* start *

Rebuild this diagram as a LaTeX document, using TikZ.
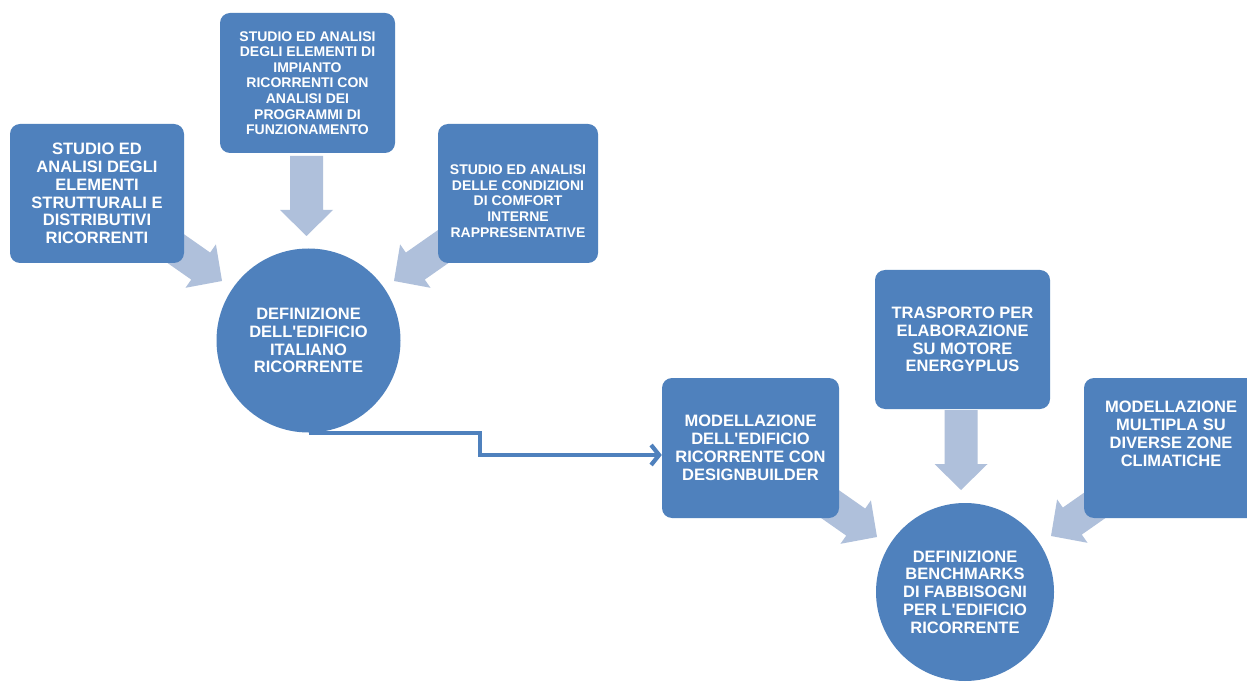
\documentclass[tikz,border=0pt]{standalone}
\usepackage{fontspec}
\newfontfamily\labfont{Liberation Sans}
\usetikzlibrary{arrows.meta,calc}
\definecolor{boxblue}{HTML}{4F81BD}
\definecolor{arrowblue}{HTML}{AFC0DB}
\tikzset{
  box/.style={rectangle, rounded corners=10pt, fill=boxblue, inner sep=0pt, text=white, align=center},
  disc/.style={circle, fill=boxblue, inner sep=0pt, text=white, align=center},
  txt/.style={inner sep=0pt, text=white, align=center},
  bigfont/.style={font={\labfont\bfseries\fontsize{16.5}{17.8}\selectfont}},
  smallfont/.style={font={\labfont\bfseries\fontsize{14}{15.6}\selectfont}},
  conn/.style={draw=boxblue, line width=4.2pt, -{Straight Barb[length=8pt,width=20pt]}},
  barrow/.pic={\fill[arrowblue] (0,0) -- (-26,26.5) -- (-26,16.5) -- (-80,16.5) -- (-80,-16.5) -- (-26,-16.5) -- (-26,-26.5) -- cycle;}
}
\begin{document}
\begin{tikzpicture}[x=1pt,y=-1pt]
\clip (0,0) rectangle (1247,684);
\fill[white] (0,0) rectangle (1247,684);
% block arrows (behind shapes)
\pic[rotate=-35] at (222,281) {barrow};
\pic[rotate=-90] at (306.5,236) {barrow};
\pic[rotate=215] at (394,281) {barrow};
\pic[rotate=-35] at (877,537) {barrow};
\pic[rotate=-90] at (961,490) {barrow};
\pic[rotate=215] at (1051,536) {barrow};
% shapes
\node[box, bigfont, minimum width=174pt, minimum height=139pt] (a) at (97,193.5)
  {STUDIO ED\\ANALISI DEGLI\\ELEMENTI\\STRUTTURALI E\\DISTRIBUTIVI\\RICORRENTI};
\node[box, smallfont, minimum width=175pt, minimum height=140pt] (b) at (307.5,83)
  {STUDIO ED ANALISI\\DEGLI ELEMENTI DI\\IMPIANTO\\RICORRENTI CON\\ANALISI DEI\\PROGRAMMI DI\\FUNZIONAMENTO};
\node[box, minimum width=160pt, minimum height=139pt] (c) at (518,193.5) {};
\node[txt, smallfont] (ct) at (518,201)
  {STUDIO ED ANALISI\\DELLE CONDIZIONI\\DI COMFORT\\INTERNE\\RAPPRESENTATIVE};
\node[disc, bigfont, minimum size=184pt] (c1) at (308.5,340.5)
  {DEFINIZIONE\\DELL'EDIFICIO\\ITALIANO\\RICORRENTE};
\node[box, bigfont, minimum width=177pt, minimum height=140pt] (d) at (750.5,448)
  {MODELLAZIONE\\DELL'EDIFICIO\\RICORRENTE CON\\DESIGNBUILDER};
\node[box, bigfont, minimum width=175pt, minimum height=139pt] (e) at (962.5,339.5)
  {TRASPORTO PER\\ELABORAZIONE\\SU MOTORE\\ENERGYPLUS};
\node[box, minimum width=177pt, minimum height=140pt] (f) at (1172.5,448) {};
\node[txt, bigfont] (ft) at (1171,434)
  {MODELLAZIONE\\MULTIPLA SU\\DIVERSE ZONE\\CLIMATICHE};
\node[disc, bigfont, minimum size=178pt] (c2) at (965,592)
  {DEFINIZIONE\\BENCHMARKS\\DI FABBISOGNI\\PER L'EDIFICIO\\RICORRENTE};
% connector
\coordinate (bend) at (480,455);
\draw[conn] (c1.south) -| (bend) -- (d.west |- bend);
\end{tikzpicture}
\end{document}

* end *
* start *

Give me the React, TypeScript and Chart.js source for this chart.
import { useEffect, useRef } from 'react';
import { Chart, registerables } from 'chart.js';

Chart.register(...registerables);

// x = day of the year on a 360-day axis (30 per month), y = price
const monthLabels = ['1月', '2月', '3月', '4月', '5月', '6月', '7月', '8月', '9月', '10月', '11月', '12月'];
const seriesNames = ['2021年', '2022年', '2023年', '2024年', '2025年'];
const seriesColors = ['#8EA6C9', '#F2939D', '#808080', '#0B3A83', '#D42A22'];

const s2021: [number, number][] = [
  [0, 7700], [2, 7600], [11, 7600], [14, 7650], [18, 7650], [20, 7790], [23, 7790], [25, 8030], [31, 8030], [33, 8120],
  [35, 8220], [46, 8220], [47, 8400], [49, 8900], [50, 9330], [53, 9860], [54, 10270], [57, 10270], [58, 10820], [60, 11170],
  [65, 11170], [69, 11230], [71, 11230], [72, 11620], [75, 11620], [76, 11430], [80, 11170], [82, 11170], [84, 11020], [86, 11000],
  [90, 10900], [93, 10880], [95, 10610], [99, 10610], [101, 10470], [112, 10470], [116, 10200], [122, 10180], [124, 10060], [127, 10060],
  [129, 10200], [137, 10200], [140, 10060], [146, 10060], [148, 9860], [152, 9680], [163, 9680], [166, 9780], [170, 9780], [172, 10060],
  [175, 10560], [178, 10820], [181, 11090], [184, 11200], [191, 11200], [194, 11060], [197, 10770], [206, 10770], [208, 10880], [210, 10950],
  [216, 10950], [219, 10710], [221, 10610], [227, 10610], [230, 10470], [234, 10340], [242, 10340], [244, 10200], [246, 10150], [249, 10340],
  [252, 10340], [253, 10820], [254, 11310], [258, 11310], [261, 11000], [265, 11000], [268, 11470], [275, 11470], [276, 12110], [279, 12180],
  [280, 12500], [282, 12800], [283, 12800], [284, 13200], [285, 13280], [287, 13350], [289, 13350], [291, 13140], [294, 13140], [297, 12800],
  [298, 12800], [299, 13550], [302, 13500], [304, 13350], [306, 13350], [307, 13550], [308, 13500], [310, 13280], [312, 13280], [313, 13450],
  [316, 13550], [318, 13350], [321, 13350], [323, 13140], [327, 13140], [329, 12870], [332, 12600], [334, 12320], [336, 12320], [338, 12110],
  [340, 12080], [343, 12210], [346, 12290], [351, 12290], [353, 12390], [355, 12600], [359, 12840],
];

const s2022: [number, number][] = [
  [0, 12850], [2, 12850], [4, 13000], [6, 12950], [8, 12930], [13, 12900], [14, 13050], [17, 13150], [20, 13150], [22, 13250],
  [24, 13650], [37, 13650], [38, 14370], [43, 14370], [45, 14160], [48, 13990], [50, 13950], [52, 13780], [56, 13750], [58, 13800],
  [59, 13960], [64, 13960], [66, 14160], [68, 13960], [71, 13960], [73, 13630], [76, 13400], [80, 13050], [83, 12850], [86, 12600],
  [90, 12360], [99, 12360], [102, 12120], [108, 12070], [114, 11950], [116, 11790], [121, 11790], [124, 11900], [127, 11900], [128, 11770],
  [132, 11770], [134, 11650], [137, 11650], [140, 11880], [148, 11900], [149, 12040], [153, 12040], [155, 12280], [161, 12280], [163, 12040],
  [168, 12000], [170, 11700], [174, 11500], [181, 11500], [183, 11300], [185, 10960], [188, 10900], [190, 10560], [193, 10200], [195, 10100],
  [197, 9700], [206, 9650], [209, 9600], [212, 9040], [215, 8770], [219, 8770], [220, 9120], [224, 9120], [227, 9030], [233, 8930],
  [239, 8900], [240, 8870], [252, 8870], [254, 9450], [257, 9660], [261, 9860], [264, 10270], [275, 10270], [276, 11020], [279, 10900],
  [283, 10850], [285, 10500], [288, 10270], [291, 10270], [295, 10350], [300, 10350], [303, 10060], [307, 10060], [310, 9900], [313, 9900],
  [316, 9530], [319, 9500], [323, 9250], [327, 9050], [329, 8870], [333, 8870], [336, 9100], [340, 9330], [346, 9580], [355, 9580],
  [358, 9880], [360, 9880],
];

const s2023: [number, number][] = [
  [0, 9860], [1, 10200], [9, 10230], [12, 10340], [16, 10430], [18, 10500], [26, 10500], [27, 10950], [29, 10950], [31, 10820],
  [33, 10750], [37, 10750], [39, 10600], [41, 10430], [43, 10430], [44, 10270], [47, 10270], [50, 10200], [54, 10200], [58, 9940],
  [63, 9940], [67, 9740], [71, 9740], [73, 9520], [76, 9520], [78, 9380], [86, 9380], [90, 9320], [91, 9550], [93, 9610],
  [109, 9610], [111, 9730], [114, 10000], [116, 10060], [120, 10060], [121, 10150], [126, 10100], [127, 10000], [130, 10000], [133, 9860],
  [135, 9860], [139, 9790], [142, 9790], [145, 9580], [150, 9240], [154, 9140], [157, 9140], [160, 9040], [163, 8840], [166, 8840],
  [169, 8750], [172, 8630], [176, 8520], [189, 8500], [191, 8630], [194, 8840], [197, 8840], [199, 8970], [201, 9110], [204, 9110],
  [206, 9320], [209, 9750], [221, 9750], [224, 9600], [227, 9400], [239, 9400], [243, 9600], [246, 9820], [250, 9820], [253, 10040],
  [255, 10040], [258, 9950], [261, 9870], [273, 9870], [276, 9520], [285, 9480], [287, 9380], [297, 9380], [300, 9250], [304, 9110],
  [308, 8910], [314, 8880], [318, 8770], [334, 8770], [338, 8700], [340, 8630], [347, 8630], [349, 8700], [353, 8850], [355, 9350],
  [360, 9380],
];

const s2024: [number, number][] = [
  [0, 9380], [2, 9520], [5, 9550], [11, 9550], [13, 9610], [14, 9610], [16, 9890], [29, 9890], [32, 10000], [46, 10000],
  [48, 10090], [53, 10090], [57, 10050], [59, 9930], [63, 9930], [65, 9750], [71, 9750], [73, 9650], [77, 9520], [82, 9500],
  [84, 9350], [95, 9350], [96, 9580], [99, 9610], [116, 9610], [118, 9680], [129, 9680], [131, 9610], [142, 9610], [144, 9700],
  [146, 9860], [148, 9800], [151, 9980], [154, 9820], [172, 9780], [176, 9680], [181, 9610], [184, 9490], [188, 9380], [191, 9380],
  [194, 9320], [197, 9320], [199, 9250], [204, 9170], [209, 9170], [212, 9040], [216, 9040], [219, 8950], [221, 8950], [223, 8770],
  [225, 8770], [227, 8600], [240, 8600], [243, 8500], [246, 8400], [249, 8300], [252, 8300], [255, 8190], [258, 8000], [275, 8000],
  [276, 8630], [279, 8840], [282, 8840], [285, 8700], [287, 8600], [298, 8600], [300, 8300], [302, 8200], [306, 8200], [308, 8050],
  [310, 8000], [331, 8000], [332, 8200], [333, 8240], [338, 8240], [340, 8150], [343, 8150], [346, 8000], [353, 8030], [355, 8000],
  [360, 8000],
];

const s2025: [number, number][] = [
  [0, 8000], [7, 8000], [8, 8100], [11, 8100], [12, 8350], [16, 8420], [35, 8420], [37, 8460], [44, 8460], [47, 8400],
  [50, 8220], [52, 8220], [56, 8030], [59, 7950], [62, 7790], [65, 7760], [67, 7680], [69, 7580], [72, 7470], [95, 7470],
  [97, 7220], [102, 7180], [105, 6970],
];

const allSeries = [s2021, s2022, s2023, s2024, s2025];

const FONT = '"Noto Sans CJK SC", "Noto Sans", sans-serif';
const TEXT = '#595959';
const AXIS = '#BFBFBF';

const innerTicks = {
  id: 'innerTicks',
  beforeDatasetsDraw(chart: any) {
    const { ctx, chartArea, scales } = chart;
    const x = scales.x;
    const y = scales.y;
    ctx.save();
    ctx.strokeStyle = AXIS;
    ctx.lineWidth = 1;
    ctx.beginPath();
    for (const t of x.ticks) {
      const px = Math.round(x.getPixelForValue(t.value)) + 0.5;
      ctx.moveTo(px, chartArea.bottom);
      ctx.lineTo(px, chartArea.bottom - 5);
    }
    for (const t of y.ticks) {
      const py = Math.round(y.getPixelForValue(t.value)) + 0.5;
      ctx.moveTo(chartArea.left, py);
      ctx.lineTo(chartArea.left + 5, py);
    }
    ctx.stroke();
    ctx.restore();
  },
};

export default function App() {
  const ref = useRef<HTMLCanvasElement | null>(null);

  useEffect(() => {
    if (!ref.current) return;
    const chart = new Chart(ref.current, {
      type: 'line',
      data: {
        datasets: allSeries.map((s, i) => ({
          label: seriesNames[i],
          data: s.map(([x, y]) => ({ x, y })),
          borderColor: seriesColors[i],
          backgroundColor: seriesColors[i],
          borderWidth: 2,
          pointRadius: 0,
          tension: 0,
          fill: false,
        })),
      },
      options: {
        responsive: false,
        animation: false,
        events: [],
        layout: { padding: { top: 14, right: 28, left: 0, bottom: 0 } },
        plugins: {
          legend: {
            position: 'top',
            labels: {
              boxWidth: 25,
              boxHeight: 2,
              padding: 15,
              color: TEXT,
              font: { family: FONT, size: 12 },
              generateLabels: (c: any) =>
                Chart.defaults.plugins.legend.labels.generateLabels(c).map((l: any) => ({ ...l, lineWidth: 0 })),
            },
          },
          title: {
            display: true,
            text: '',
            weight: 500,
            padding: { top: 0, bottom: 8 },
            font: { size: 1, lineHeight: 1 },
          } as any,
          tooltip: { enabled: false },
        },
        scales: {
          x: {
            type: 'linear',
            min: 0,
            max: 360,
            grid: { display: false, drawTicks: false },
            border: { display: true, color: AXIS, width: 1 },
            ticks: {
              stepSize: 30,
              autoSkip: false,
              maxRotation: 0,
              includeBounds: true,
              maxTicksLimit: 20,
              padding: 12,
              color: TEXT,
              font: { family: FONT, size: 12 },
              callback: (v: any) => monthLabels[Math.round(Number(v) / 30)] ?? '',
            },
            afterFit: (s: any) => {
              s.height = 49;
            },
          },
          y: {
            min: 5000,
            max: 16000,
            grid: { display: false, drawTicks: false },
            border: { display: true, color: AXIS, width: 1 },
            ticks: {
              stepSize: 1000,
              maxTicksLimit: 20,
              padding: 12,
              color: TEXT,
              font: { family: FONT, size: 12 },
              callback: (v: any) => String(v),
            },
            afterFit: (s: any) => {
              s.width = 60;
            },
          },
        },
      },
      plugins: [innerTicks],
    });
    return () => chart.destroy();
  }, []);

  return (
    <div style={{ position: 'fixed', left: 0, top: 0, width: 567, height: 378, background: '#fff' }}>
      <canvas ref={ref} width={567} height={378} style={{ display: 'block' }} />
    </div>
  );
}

* end *

## Directions
Above are the records. Print exactly, and only, the lines from the line with "Give me the" to the line with "['#8EA6C9', '#F2939D', '#808080', '#0B3A83', '#D42A22'];", both inclusive.

## Task output
Give me the React, TypeScript and Chart.js source for this chart.
import { useEffect, useRef } from 'react';
import { Chart, registerables } from 'chart.js';

Chart.register(...registerables);

// x = day of the year on a 360-day axis (30 per month), y = price
const monthLabels = ['1月', '2月', '3月', '4月', '5月', '6月', '7月', '8月', '9月', '10月', '11月', '12月'];
const seriesNames = ['2021年', '2022年', '2023年', '2024年', '2025年'];
const seriesColors = ['#8EA6C9', '#F2939D', '#808080', '#0B3A83', '#D42A22'];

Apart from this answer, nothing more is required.